Modeling breast cancer survival and metastasis rates from moderate-sized clinical data.

Abstract

Predicting time-dependent survival probability of a breast cancer patient using information such as primary tumor size, grade, node spread status, and patient age at the time of surgery can be of immense help in managing life expectations and strategizing postoperative treatment. However, for moderate-sized clinical datasets the application of standard Kaplan-Meier theory to determine survival probability as a function of multiple cofactors can become challenging when continuous variables like tumor diameter and survival time are segmented into a large number of narrow intervals, a problem commonly termed the curse of dimensionality.
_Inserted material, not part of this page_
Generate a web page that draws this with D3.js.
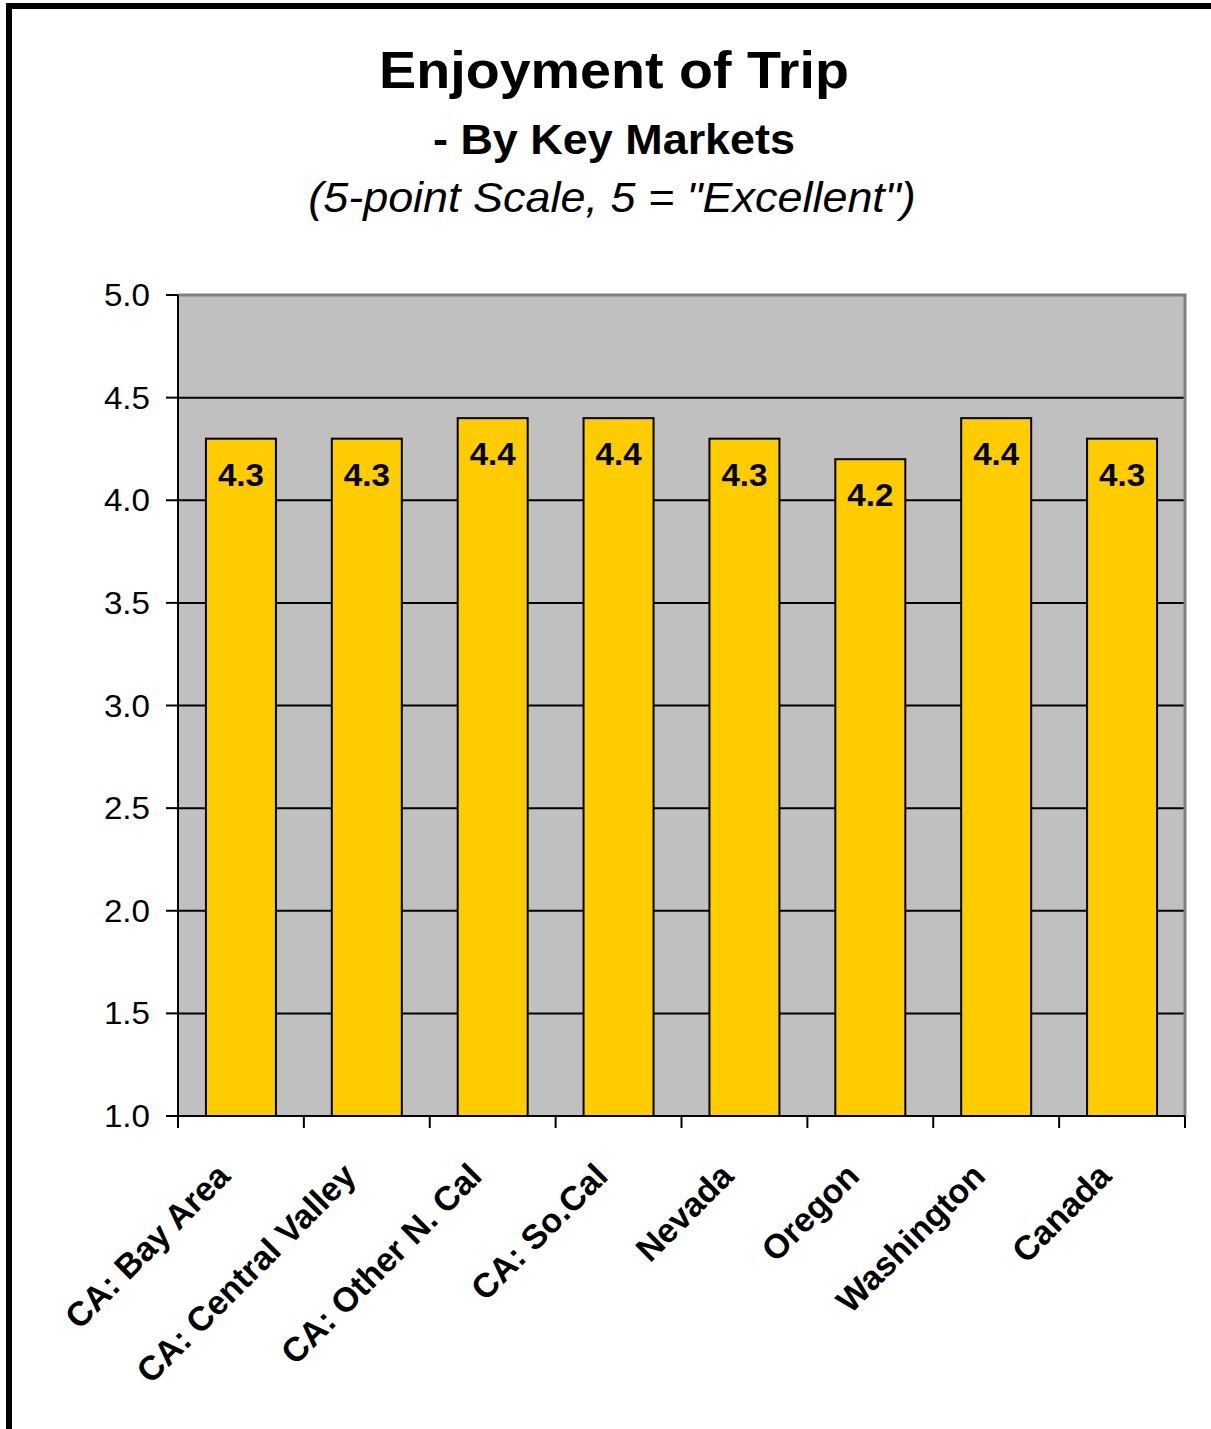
<!DOCTYPE html>
<html>
<head>
<meta charset="utf-8">
<script src="https://cdn.jsdelivr.net/npm/d3@7"></script>
<style>
  html, body { margin: 0; padding: 0; background: #fff; }
  svg { display: block; }
  text { font-family: "Liberation Sans", Arial, sans-serif; fill: #000; }
</style>
</head>
<body>
<svg id="chart" width="1211" height="1429"></svg>
<script>
// Mean enjoyment rating by market
const markets = ["CA: Bay Area", "CA: Central Valley", "CA: Other N. Cal", "CA: So.Cal",
                 "Nevada", "Oregon", "Washington", "Canada"];
const ratings = [4.3, 4.3, 4.4, 4.4, 4.3, 4.2, 4.4, 4.3];
const yTicks = [1.0, 1.5, 2.0, 2.5, 3.0, 3.5, 4.0, 4.5, 5.0];
const titleLines = ["Enjoyment of Trip", "- By Key Markets", "(5-point Scale, 5 = \"Excellent\")"];

const svg = d3.select("#chart");
const plot = { left: 178, right: 1185, top: 295, bottom: 1116 };
const SX = 1.07; // slightly wide lettering

// outer frame
svg.append("rect")
  .attr("x", 9).attr("y", 6).attr("width", 1400).attr("height", 1600)
  .attr("fill", "none").attr("stroke", "#000").attr("stroke-width", 6);

// place text with a horizontal stretch about its anchor point
function stretchedText(g, x, y, str) {
  return g.append("text")
    .attr("transform", `translate(${x},${y}) scale(${SX},1)`)
    .text(str);
}

// titles
const tg = svg.append("g").attr("text-anchor", "middle");
stretchedText(tg, 614, 88, titleLines[0]).attr("font-size", 52).attr("font-weight", "bold");
stretchedText(tg, 614, 154, titleLines[1]).attr("font-size", 42).attr("font-weight", "bold");
stretchedText(tg, 612, 212, titleLines[2]).attr("font-size", 42).attr("font-style", "italic");

const x = d3.scaleBand()
  .domain(markets)
  .range([plot.left, plot.right])
  .paddingInner(0.444)
  .paddingOuter(0.222);

const y = d3.scaleLinear()
  .domain([1, 5])
  .range([plot.bottom, plot.top]);

// plot background
svg.append("rect")
  .attr("x", plot.left).attr("y", plot.top)
  .attr("width", plot.right - plot.left).attr("height", plot.bottom - plot.top)
  .attr("fill", "#C0C0C0");

// gridlines
svg.append("g")
  .selectAll("line")
  .data(yTicks.filter(t => t > 1 && t < 5))
  .join("line")
  .attr("x1", plot.left).attr("x2", plot.right)
  .attr("y1", d => y(d)).attr("y2", d => y(d))
  .attr("stroke", "#000").attr("stroke-width", 2);

// plot border (top and right in gray)
svg.append("path")
  .attr("d", `M${plot.left},${plot.top}H${plot.right}V${plot.bottom}`)
  .attr("fill", "none").attr("stroke", "#808080").attr("stroke-width", 3);

// bars
svg.append("g")
  .selectAll("rect")
  .data(ratings)
  .join("rect")
  .attr("x", (d, i) => x(markets[i]))
  .attr("y", d => y(d))
  .attr("width", x.bandwidth())
  .attr("height", d => y(1) - y(d))
  .attr("fill", "#FFCC00")
  .attr("stroke", "#000").attr("stroke-width", 2);

// value labels
const vl = svg.append("g").attr("text-anchor", "middle");
ratings.forEach((d, i) => {
  stretchedText(vl, x(markets[i]) + x.bandwidth() / 2, y(d) + 47, d3.format(".1f")(d))
    .attr("font-size", 31).attr("font-weight", "bold");
});

// y axis
const yAxis = svg.append("g").attr("transform", `translate(${plot.left},0)`);
yAxis.append("line")
  .attr("y1", plot.top).attr("y2", plot.bottom)
  .attr("stroke", "#000").attr("stroke-width", 2);
yAxis.selectAll(".tick")
  .data(yTicks)
  .join("line")
  .attr("x1", -12).attr("x2", 0)
  .attr("y1", d => y(d)).attr("y2", d => y(d))
  .attr("stroke", "#000").attr("stroke-width", 2);
const yl = yAxis.append("g").attr("text-anchor", "end");
yTicks.forEach(t => {
  stretchedText(yl, -28, y(t) + 11, d3.format(".1f")(t)).attr("font-size", 31);
});

// x axis
const xAxis = svg.append("g");
xAxis.append("line")
  .attr("x1", plot.left - 1).attr("x2", plot.right)
  .attr("y1", plot.bottom).attr("y2", plot.bottom)
  .attr("stroke", "#000").attr("stroke-width", 2);
const bounds = markets.map(m => x(m) - x.step() * x.paddingInner() / 2).concat([plot.right]);
xAxis.selectAll(".xt")
  .data(bounds)
  .join("line")
  .attr("x1", d => d).attr("x2", d => d)
  .attr("y1", plot.bottom).attr("y2", plot.bottom + 12)
  .attr("stroke", "#000").attr("stroke-width", 2);
xAxis.selectAll(".xl")
  .data(markets)
  .join("text")
  .attr("text-anchor", "end")
  .attr("font-size", 34).attr("font-weight", "bold")
  .attr("transform", d => `translate(${x(d) + x.bandwidth() / 2 - 9},${plot.bottom + 62}) rotate(-45)`)
  .text(d => d);
</script>
</body>
</html>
We circumvent this problem by modeling the patient-to-patient distribution of primary tumor diameter with a realistic, right-skewed function, and then matching the diameter-marginalized survival with the mean Kaplan-Meier survival for the data. We apply this procedure on a recent clinical data from 1875 breast cancer patients and develop parameters that can be readily used to estimate post-surgery survival for an arbitrary time length. Finally, we show that the observed fraction of node-positive patients can be quantitatively explained within a simple tumor growth and metastasis framework. Employing two different tumor growth models from the literature (i.e., Gompertz and logistic growth models), we utilize the observed fraction-node-positive data to determine metastasis rates from the surface of a primary tumor and its patient-to-patient distribution.